Extracted data entries:
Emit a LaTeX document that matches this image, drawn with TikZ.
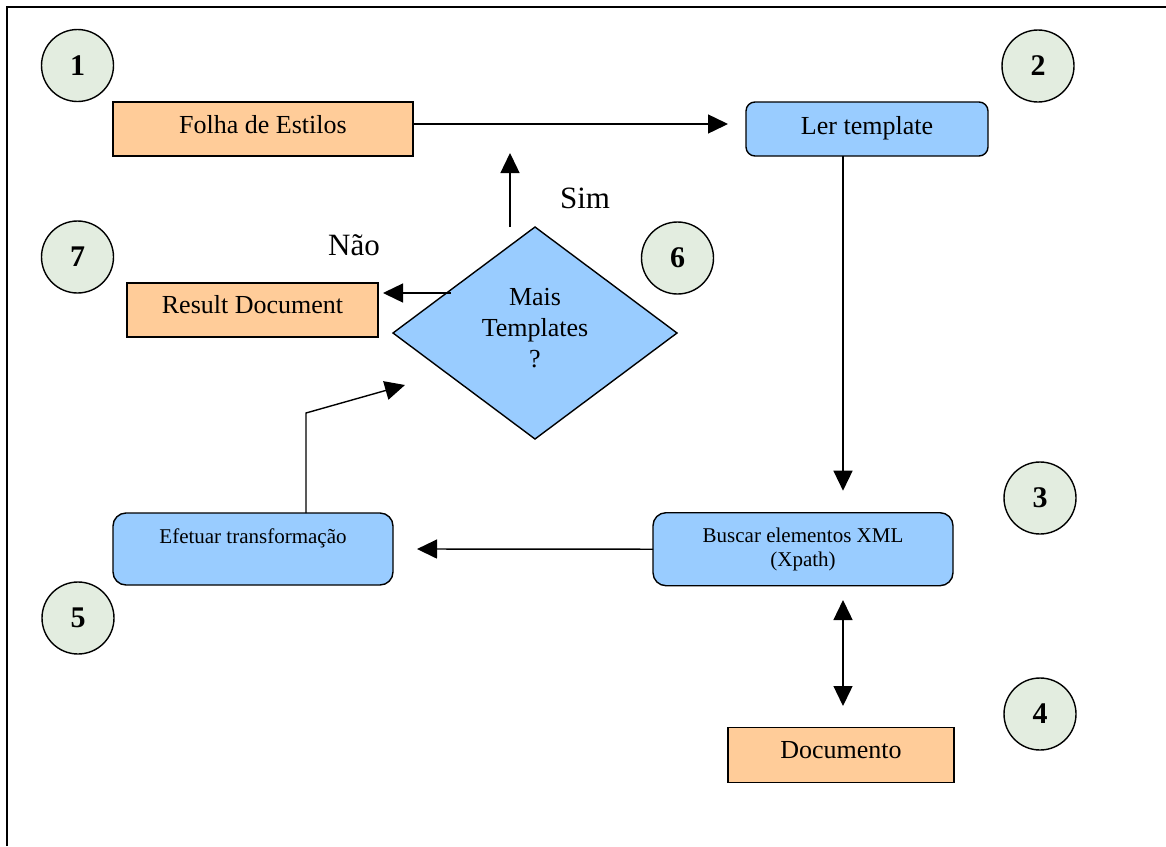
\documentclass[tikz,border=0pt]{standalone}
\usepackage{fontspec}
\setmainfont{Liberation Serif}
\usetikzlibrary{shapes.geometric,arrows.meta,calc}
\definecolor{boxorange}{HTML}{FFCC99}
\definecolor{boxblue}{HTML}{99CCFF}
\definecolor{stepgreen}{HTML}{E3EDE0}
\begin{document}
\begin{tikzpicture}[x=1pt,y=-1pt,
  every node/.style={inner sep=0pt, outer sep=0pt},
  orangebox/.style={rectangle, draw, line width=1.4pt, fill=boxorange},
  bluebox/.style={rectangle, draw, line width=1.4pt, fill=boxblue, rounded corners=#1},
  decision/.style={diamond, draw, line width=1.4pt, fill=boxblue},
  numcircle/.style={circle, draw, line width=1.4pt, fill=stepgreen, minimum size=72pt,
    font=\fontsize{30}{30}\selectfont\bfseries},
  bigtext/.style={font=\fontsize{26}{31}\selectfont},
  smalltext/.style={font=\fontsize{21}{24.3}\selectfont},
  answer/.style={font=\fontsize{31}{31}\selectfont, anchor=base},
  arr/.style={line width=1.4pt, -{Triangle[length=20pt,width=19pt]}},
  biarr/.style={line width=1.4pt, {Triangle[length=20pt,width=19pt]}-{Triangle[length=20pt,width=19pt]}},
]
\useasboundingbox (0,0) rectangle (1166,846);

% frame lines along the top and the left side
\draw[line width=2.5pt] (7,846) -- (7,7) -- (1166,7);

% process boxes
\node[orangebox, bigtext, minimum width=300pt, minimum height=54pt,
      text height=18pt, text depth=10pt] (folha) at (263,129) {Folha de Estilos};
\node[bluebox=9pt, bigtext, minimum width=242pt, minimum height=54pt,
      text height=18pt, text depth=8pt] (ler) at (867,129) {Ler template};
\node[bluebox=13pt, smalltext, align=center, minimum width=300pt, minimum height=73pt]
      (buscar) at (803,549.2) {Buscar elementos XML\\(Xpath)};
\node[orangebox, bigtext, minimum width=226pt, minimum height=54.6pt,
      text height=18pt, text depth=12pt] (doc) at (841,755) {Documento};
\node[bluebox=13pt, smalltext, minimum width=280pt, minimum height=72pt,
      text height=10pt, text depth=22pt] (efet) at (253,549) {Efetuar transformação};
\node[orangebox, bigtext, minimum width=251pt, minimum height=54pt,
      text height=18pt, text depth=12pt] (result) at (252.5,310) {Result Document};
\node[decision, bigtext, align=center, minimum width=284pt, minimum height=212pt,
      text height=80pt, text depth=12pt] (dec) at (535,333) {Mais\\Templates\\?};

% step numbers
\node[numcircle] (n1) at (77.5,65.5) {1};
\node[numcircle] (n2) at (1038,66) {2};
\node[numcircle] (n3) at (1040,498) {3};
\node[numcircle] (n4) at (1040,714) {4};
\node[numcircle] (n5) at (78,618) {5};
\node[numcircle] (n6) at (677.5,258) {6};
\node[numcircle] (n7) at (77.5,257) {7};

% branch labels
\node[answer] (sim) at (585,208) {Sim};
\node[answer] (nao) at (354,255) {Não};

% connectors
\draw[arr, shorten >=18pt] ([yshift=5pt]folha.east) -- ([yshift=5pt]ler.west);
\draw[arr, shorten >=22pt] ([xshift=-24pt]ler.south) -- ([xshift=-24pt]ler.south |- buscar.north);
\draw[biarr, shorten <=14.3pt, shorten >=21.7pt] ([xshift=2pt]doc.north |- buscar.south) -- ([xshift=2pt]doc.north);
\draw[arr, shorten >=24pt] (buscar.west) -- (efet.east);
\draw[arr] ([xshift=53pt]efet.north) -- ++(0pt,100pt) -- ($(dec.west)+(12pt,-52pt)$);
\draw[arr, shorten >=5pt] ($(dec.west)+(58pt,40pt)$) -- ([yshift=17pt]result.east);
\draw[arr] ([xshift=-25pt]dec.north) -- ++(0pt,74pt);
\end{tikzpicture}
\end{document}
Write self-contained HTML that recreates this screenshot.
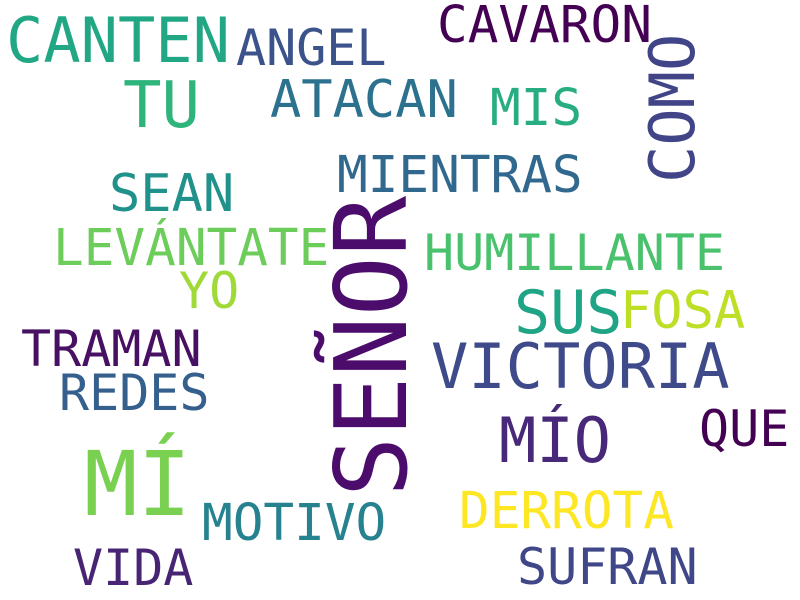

■ Problem requirements: Identify every line where the string "this" appears.

■ Full solution:
Emit a LaTeX document that matches this image, drawn with TikZ.
Write self-contained HTML that recreates this screenshot.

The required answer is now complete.